A scalper needs cutting edge trading software with real-time tick data and real time news like NinjaTrader or eSignal. As most traders will use some form of technical analysis to provide entry and exit signals, the trading software needs to be stable and robust and equipped with the required technical indicators. Also read Best TA Charting Software for more information.

Computer Setup and Network Connection

Speed is essential in scalping and every millisecond means a difference between being filled on your order or not. For internet access, get as low latency as possible to your online broker. For a computer, it has to be fast and stable in order not to be down during critical periods like. Read Computer for Online Trading for more information.

Competition

The markets are generally very efficient due to the presence of market makers, specialists and other professional traders. It is a crowded market, each participant with the goal of making a profit. A novice trader will be wise to know who is the competition and to always be inquisitive into who is taking the opposing side of your trade. Through time, the scalper will develop a gut feel on when to enter and exit the markets based on real time market intelligence like how easy or difficult it is to buy a stock at the bid or sell at the ask. Difficulty in getting a fill normally indicates that most likely the trade is in the same direction as the prevailing momentum.

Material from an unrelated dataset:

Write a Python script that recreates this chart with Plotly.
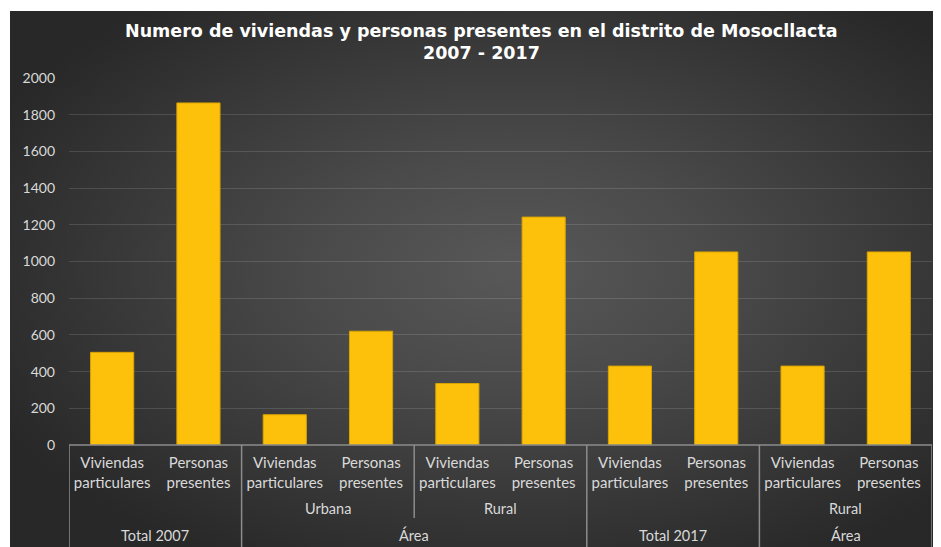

Shorting Stocks is Difficult

For traders who scalp stocks, the implementation of the uptick rule has made it very difficult to trade from the short side. When the downward momentum begins, upticks are scarce and only the most experienced and technologically well-equipped traders will be able to get their orders filled. Most often than not, if the trend is firmly down for a particular stock, there would most likely be no more inventory to short. This however does not apply to futures, ETFs and Forex.

Small Risk Myth

This myth is perpetuated because of the tight stop loss orders that day traders normally use in order to limit losses. The tighter the stops, the chances of being taken out by whipsawing markets is very high. Numerous small losses add up to big losses in time so it is vital that a scalper has a viable strategy that gives positive expectancy, before trading with real money.